See, you're not so much a space pirate as a space pirate-hunter. You're raiding and boarding and ramming and looting, but the people you're attacking are a rotten bunch. As you move toward each bossfight, you'll have to complete a series of missions and you're always given a choice of three ships to attack. Each has a somewhat vague difficulty level, which determines how close it'll get you to the boss, and there might be several modifiers on the target ship, dictating everything from the number of combat rooms to the actual layout.

Crucially, you tackle these missions in batches, unable to take a breather and regenerate your health until you've gathered enough resources to attack the boss. That gives a simple but effective risk-reward element even on the mission selection screen. Say you need three MacGuffins (you're feeding stuff into a living compass) to reach the boss and are already running low on health, does it make more sense to tackle a tough ship that'll give you all of the resources in one haul or would you rather take on three easier ships? The answer will depend on your approach and the specific modifiers applied to those ships. I'd rather avoid combat when low on health because I find it difficult to manage safely, but killing enemies can also be a good way to find health-boosting food and potions.

Essentially, Flinthook always gives me just enough information to kid me into thinking I'm in control of my own destiny, but has enough unpredictability in its design to pull the rug out from beneath my feet time and time again. And even though I've been playing for hours, I haven't once felt frustrated when I've ended up on the receiving end of a brutal sequence of rooms. That's because the actual grappling and jumping and dodging and shooting is superb.

I didn't think so in the first half hour though. The control scheme seemed counter-intuitive and clumsy, and I thought the game was maybe a couple of tweaks from greatness, but impossible to recommend without those tweaks. That didn't last though, partly because an early unlock fixes my issues with aiming and partly because I simply learned how to play. I'm still going to complain about the aiming issue because I think hiding the improvement behind an unlock gives a poor first impression for no real gains. This is a game where your character is very mobile, jumping and hookshotting around the screen like a pinball. Often you'll need to pick off enemies as they approach, or while they're between shots, and you can't aim while standing still so end up running into bullets while trying to return fire.
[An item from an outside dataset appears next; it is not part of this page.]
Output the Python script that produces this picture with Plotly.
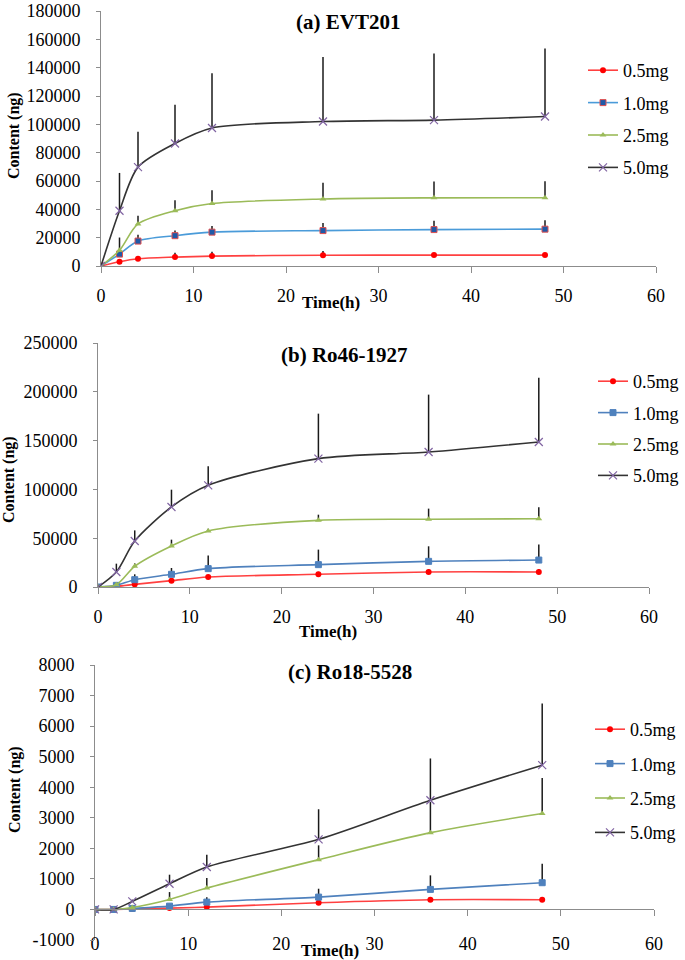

Very quickly, you'll find some boots that let you aim while stationary and that makes things a lot more manageable, but the controls are still tricky to get a handle on.

Flinthook feels like it should use twinsticks, and it does something similar to a twinstick scheme with its mouse and keyboard controls, where the mouse aims and key presses controls movement. Instead, on a controller where the game feels most comfortable, aiming and movement are both on a single stick. That creates a certain rigidity of movement which seems at odds with the speedy way the hook allows you to zip around rooms. I've got used to it now and appreciate how it limits my ability to fall into patterns of retreat while firing defensive shots; it forces use of the hook and the slow-motion ability. See, the hook isn't for swinging chaotically, it's for firing at set points in a room and using the momentum it creates to move around a level quickly, or to avoid traps.

Once you've grasped its idiosyncrasies, the control scheme becomes a way to encourage use of every tool you possess, from jumping and running to hookshots and secondary weapons. And that is the essence of Flinthook. You select a ship, board and make your way through the rooms, and use whatever skills you possess, unlock or develop to find the main treasure room before departing. You can be completionist, using the neat minimap to backtrack and find every doubloon in the hold, and every secret corner. More often than not you'll be surviving by the skin of your teeth though, and feeling like the swashbucklingiest hero in the world as you dodge incoming bullets in slow motion, then make your way across a trap-filled room in a split second using that lovely hook.

Flinthook's world is weird, with its space ghost pirates, animal ruffians and giant robots, but as colourful and crowded as some of these screenshots look, I've always found the rooms easy to read. That's important because underneath all of the silliness and the roguelite elements, there's a tight and challenging game that would be a delight even without its superb structure and flow. With that carefully crafted layer around it, Tribute have made one of the year's best action games.

Flinthook is out now for Windows, Mac and Linux, and is available via Steam for £10.99.